Please note: The package of stimulus measures passed into law in March 2020, the CARES Act, changed some of the rules regarding charitable planning, including the suspension of required minimum distributions (RMDs) from retirement accounts for 2020. For information about these changes, please see this post on Duke’s gift planning blog, Blueprints. We also urge you to discuss with your financial advisors how these changes may affect you.
IRA rollover gifts — often referred to as “qualified charitable distributions” or “QCDs” — can be an easy and effective way to make a gift to Duke. IRA owners age 70 ½ or older can make a direct, tax-free transfer of up to $100,000 a year from their individual retirement account to a public charity like Duke University. Donors can now consider using IRA rollover gifts to satisfy multi-year pledges to the Annual Fund, create or add to endowments, or support other charitable purposes at Duke.
Benefits of an IRA rollover gift:
- Reduce your taxable income.
- Donation counts toward your annual required minimum distribution if you are at least 72 years old.
- Make annual transfers of up to $100,000 each year.
- Fulfill multiple charitable purposes at Duke, such as pledge payments and more.
- Have an immediate charitable impact during your lifetime.
Please note: The amount of a charitable IRA rollover gift that counts toward your required minimum distributions may be reduced by additions you make to a retirement account after age 70 ½. To find out if this limitation applies to you, please contact your financial advisor.
To make a charitable IRA rollover gift to Duke, please contact the administrator of your IRA.

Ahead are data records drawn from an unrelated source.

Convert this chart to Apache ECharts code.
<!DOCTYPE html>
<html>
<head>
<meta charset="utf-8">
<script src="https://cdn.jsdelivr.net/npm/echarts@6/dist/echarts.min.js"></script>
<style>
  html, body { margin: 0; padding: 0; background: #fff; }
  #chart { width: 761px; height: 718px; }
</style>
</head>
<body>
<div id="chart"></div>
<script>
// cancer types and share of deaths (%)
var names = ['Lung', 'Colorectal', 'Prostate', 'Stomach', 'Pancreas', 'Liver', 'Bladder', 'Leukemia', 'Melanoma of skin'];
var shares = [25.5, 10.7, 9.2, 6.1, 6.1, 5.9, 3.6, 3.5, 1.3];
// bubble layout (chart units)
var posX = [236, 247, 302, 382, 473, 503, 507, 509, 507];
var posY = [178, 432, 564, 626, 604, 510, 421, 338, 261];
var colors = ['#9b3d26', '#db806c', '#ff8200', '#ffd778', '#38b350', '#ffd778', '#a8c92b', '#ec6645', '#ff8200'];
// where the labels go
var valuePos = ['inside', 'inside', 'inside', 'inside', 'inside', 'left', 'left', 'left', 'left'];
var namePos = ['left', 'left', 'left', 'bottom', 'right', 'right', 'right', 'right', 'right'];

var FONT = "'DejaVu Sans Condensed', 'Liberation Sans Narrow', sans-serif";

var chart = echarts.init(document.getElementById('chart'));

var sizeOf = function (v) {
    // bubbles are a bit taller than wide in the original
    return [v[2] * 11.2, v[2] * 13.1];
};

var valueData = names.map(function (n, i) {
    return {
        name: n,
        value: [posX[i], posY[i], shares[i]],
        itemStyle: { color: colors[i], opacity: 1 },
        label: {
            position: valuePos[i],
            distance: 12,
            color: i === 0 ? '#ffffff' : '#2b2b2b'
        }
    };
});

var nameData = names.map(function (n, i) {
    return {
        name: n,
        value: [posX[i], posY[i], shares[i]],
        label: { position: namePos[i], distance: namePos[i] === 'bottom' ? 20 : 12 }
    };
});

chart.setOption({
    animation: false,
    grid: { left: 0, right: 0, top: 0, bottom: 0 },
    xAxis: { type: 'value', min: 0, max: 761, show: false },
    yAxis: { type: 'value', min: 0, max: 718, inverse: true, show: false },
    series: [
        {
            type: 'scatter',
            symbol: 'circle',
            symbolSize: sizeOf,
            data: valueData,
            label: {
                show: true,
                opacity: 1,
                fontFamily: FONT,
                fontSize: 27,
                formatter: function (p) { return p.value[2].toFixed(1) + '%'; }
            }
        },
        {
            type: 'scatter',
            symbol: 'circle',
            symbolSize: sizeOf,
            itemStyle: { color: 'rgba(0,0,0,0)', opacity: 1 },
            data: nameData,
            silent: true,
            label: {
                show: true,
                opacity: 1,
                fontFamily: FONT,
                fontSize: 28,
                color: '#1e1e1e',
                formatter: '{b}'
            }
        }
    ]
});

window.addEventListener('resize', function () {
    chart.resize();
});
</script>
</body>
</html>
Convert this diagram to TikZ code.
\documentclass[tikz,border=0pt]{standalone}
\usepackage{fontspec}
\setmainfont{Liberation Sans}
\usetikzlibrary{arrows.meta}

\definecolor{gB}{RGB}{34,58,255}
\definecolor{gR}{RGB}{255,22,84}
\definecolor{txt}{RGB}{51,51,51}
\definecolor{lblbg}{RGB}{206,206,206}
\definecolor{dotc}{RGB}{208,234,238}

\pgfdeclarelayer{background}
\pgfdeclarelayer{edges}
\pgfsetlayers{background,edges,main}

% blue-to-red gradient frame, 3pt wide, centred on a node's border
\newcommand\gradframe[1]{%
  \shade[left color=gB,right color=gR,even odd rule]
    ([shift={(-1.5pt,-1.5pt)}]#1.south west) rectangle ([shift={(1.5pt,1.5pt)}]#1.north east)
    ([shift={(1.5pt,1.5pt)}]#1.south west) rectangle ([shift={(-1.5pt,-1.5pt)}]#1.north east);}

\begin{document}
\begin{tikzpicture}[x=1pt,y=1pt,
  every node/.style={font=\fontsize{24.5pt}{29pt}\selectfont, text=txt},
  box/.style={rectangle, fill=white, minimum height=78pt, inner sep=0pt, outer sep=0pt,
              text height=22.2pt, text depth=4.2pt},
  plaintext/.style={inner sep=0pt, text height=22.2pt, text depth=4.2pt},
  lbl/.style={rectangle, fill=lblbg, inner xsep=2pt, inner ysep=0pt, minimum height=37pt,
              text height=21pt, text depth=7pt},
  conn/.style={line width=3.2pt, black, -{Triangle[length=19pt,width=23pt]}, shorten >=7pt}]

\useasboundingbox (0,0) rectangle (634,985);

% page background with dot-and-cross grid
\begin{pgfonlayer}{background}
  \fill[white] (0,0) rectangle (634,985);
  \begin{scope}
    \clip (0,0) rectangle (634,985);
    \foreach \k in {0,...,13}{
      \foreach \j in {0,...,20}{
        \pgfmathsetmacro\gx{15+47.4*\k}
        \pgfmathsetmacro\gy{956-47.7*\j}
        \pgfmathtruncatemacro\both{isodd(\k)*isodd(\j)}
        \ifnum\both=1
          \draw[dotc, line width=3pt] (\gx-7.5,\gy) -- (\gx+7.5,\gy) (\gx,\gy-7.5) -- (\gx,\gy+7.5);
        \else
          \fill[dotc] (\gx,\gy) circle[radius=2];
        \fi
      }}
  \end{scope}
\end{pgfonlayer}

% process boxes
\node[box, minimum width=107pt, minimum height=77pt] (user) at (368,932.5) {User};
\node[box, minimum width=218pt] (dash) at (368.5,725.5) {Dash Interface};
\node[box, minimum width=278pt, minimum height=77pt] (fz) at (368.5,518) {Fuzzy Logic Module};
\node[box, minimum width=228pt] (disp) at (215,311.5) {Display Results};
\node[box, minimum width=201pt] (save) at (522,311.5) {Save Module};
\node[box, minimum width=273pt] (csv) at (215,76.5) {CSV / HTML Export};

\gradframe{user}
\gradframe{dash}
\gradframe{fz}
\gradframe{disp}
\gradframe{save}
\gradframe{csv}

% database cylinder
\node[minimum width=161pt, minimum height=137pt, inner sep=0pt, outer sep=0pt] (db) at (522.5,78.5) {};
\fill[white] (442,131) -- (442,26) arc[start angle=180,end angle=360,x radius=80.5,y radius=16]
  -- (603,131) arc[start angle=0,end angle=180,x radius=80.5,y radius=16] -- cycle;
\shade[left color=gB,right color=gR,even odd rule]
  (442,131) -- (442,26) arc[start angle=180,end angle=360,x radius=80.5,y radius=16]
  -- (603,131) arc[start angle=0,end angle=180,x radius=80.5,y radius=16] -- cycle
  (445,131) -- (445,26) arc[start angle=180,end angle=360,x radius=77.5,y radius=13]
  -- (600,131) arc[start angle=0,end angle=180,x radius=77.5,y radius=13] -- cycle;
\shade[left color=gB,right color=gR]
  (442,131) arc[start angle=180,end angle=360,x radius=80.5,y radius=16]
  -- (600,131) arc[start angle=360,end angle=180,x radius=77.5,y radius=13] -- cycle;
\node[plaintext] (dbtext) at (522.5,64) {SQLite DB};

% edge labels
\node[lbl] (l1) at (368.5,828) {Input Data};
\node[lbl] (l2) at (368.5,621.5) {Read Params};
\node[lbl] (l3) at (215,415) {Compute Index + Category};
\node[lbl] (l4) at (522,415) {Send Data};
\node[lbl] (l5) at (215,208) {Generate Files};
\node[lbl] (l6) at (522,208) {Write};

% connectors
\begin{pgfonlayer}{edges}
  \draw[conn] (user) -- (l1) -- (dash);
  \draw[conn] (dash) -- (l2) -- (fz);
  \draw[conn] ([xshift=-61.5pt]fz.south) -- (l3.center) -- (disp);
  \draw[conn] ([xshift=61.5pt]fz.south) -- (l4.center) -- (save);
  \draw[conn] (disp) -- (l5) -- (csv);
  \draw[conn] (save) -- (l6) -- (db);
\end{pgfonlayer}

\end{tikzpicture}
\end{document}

Another Retirement Account Strategy
Instead of transferring assets from your IRA during your lifetime, it may be a better fit to transfer IRA assets to Duke after you have passed away. This can be done by naming Duke University as a primary or contingent beneficiary of the IRA on a beneficiary designation form available from the IRA’s plan administrator. An IRA can also be left to fund a life income gift (charitable gift annuity or charitable remainder unitrust) for a loved one.